Think about it. What if someone you knew had won? Would you be keeping them in your sight, being curious as to how they would spend the money? Would you feel a little disgust if they were to treat themselves in one way when they obviously could have spent the money on something they needed?
What if the winner was in a position to support you? Would you expect something extra, a little more support, because they had the apparent means? Maybe you have a special cause: would you ask the winner for something extra for the cause, and if the person said no, how disappointed would you be?

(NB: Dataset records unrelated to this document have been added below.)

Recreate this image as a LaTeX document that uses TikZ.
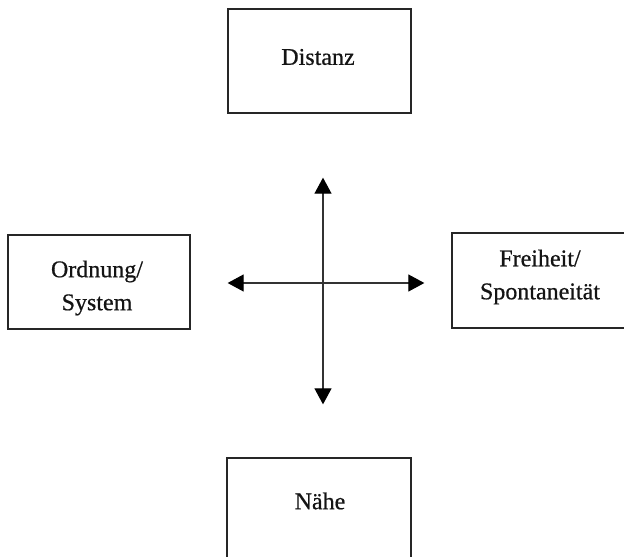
\documentclass[tikz,border=0pt]{standalone}
\usepackage{fontspec}
\setmainfont{Liberation Serif}
\newfontfamily\lblfont{Liberation Serif}[FakeBold=0.6]
\usetikzlibrary{arrows.meta}
\definecolor{ink}{HTML}{141414}
\definecolor{frame}{HTML}{262626}
\definecolor{axis}{HTML}{333333}
\tikzset{
  box/.style={draw=frame, line width=1.3pt, rectangle, inner sep=0pt, fill=none},
  lbl/.style={text=ink, font=\lblfont\fontsize{24}{33}\selectfont, align=center, inner sep=0pt},
  tipstyle/.style={Triangle[length=16pt,width=17pt,color=black]},
  dbl/.style={draw=axis, line width=1.1pt, {Triangle[length=16pt,width=17pt,color=black]}-{Triangle[length=16pt,width=17pt,color=black]}}
}
\begin{document}
\begin{tikzpicture}[x=1pt,y=-1pt]
\useasboundingbox[fill=white] (0,0) rectangle (624,557);
\clip (0,0) rectangle (624,557);
% boxes
\node[box, minimum width=183pt, minimum height=104pt] (dist) at (319.5,61) {};
\node[box, minimum width=182pt, minimum height=94pt] (ord) at (99,282) {};
\node[box, minimum width=176pt, minimum height=95pt] (frei) at (540,280.5) {};
\node[box, minimum width=184pt, minimum height=112pt] (nahe) at (319,514) {};
% labels
\node[lbl] (distT) at (318,57) {Distanz};
\node[lbl] (ordT) at (97,288) {Ordnung/\\System};
\node[lbl] (freiT) at (540,277) {Freiheit/\\Spontaneität};
\node[lbl] (naheT) at (320,501) {Nähe};
% axes
\coordinate (c) at (323,283);
\draw[dbl, shorten <=64pt, shorten >=53pt] (dist.south -| c) -- (nahe.north -| c);
\draw[dbl, shorten <=37pt, shorten >=27pt] (ord.east |- c) -- (frei.west |- c);
\end{tikzpicture}
\end{document}
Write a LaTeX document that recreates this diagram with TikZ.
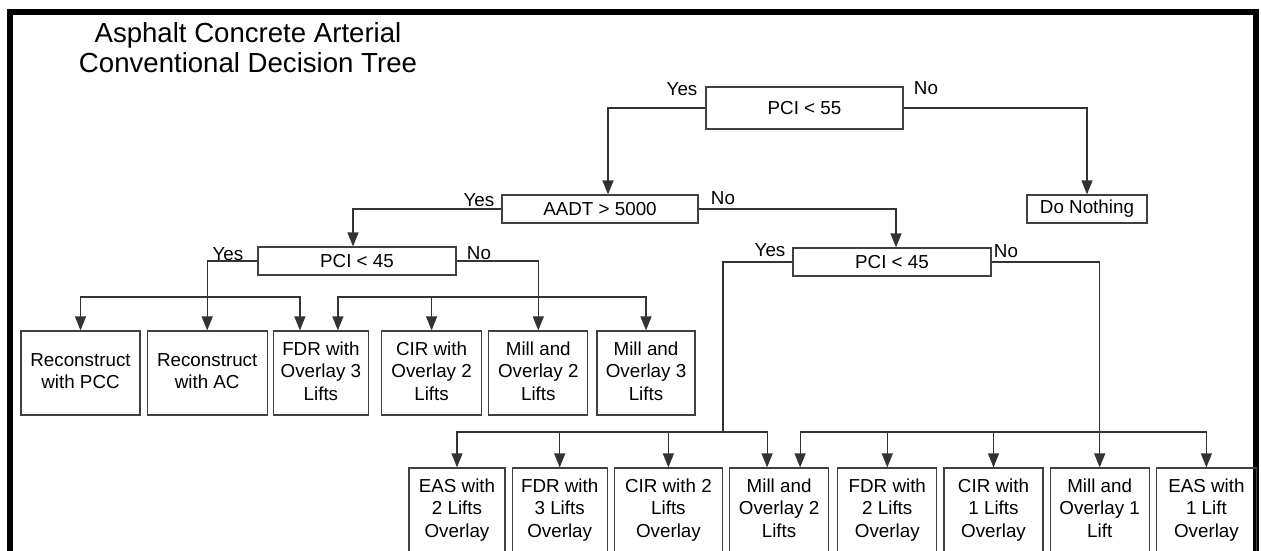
\documentclass[tikz,border=0pt]{standalone}
\usepackage{fontspec}
\setmainfont{Liberation Sans}
\usetikzlibrary{shapes,arrows.meta,positioning}

\newcommand{\leafstrut}{\rule[-4pt]{0pt}{17.5pt}}

\tikzstyle{decision} = [rectangle, draw=black!75, line width=1.2pt,
  minimum width=198pt, minimum height=28pt, inner sep=0pt]
\tikzstyle{leaf} = [rectangle, draw=black!75, line width=1.2pt, align=center,
  minimum width=99pt, minimum height=84pt, inner sep=0pt,
  execute at begin node=\leafstrut, execute at end node=\leafstrut]
\tikzstyle{line} = [draw=black!80, line width=1.2pt, -{Triangle[length=14pt,width=11pt]}]
\tikzstyle{link} = [draw=black!80, line width=1.2pt]
\tikzstyle{answer} = [inner sep=0pt]

\begin{document}
\begin{tikzpicture}[x=1pt, y=-1pt, font=\fontsize{18.8}{22.5}\selectfont]

  \useasboundingbox (0,0) rectangle (1261,551);
  \draw [line width=6pt] (10,570) -- (10,12.5) -- (1256,12.5) -- (1256,570);

  \node [answer, align=center, font=\fontsize{27.6}{30}\selectfont] (title) at (248,48)
    {Asphalt Concrete Arterial\\Conventional Decision Tree};

  % decisions
  \node [decision, minimum width=197pt, minimum height=42pt] (pci55) at (804.5,108) {PCI < 55};
  \node [decision, minimum width=196pt] (aadt) at (600,209) {AADT > 5000};
  \node [decision, minimum width=120pt] (nothing) at (1087,209) {Do Nothing};
  \node [decision] (pci45a) at (357,261) {PCI < 45};
  \node [decision] (pci45b) at (892,262) {PCI < 45};

  \node [answer] (yes55) at (682,89) {Yes};
  \node [answer] (no55) at (926,88) {No};
  \node [answer] (yesaadt) at (479,200) {Yes};
  \node [answer] (noaadt) at (723,198) {No};
  \node [answer] (yes45a) at (228,254) {Yes};
  \node [answer] (no45a) at (479,253) {No};
  \node [answer] (yes45b) at (770,250) {Yes};
  \node [answer] (no45b) at (1006,251) {No};

  % upper row
  \node [leaf, minimum width=119pt] (pcc) at (80.5,373) {Reconstruct\\with PCC};
  \node [leaf, minimum width=120pt, right=6pt of pcc] (ac) {Reconstruct\\with AC};
  \node [leaf, minimum width=95pt, right=5pt of ac] (fdr3a) {FDR with\\Overlay 3\\Lifts};
  \node [leaf, minimum width=100pt, right=12pt of fdr3a] (cir2a) {CIR with\\Overlay 2\\Lifts};
  \node [leaf, right=6pt of cir2a] (mill2a) {Mill and\\Overlay 2\\Lifts};
  \node [leaf, minimum width=98pt, right=8pt of mill2a] (mill3a) {Mill and\\Overlay 3\\Lifts};

  % lower row
  \node [leaf, minimum width=96pt] (eas2) at (457,510) {EAS with\\2 Lifts\\Overlay};
  \node [leaf, minimum width=95pt, right=6pt of eas2] (fdr3b) {FDR with\\3 Lifts\\Overlay};
  \node [leaf, minimum width=108pt, right=6pt of fdr3b] (cir2b) {CIR with 2\\Lifts\\Overlay};
  \node [leaf, right=6pt of cir2b] (mill2b) {Mill and\\Overlay 2\\Lifts};
  \node [leaf, right=8pt of mill2b] (fdr2) {FDR with\\2 Lifts\\Overlay};
  \node [leaf, right=6pt of fdr2] (cir1) {CIR with\\1 Lifts\\Overlay};
  \node [leaf, right=6pt of cir1] (mill1) {Mill and\\Overlay 1\\Lift};
  \node [leaf, minimum width=100pt, right=6pt of mill1] (eas1) {EAS with\\1 Lift\\Overlay};

  \coordinate (busA) at (0,297);
  \coordinate (busB) at (0,432);
  \coordinate (yesjoin) at (cir2b.north east |- busB);

  \path [line] (pci55.west) -| ([xshift=8pt]aadt.north);
  \path [line] (pci55.east) -| (nothing.north);
  \path [line] (aadt.west) -| ([xshift=-4pt]pci45a.north);
  \path [line] (aadt.east) -| ([xshift=4pt]pci45b.north);

  \path [line] (pci45a.west) -| (ac.north);
  \path [line] (ac.north |- busA) -| (pcc.north);
  \path [line] (ac.north |- busA) -| ([xshift=-21pt]fdr3a.north);
  \path [line] (pci45a.east) -| (mill2a.north);
  \path [line] (mill2a.north |- busA) -| ([xshift=17pt]fdr3a.north);
  \path [line] (mill2a.north |- busA) -| (mill3a.north);
  \path [line] (cir2a.north |- busA) -- (cir2a.north);

  \path [link] (pci45b.west) -| (yesjoin);
  \path [line] (yesjoin) -| (eas2.north);
  \path [line] (yesjoin) -| ([xshift=-12pt]mill2b.north);
  \path [line] (fdr3b.north |- busB) -- (fdr3b.north);
  \path [line] (cir2b.north |- busB) -- (cir2b.north);
  \path [line] (pci45b.east) -| (mill1.north);
  \path [line] (mill1.north |- busB) -| ([xshift=21pt]mill2b.north);
  \path [line] (mill1.north |- busB) -| (eas1.north);
  \path [line] (fdr2.north |- busB) -- (fdr2.north);
  \path [line] (cir1.north |- busB) -- (cir1.north);

\end{tikzpicture}
\end{document}
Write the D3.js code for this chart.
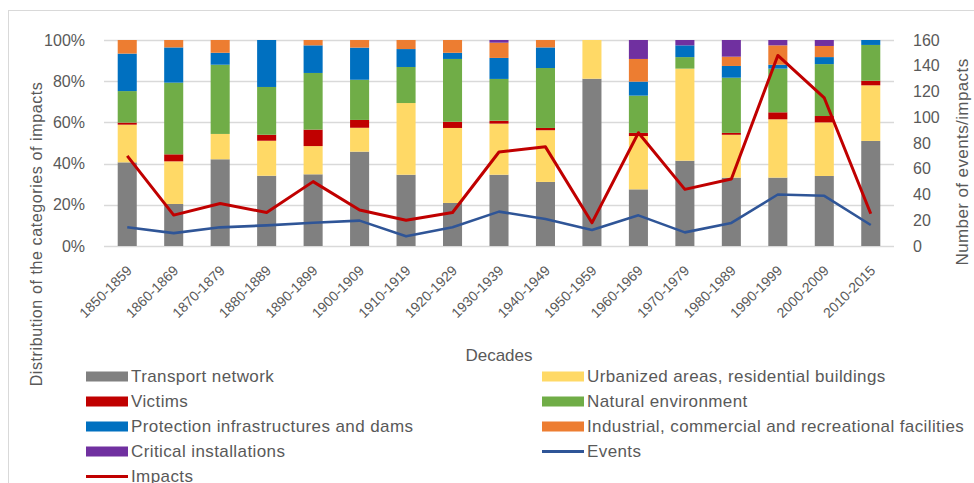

And what if you won? Think of all the friends and long-lost family that come out of the woodwork just to get reacquainted! The causes. The financial decisions. Kent Babb of the Kansas City Star reported just 2 days ago on my football idol Neil Smith now owes over a half-million dollars in taxes and had his home foreclosed upon 5 years ago after a restaurant chain he invested in collapsed. Warren Sapp filed for bankruptcy after real estate holdings went south. Chiefs receiver Eddie Kennison is doing better, having invested in a wine store and his wife’s cosmetology business — both profitable businesses. Those first-round NFL Draft picks from last weekend will have more money than they know what to do with: for how long?
For every winner, though, there are plenty who have not hit it big, with all the resentment that comes with seeing their friends do well. We should be able to just smile, congratulate, and carry on, but who can do that, honestly?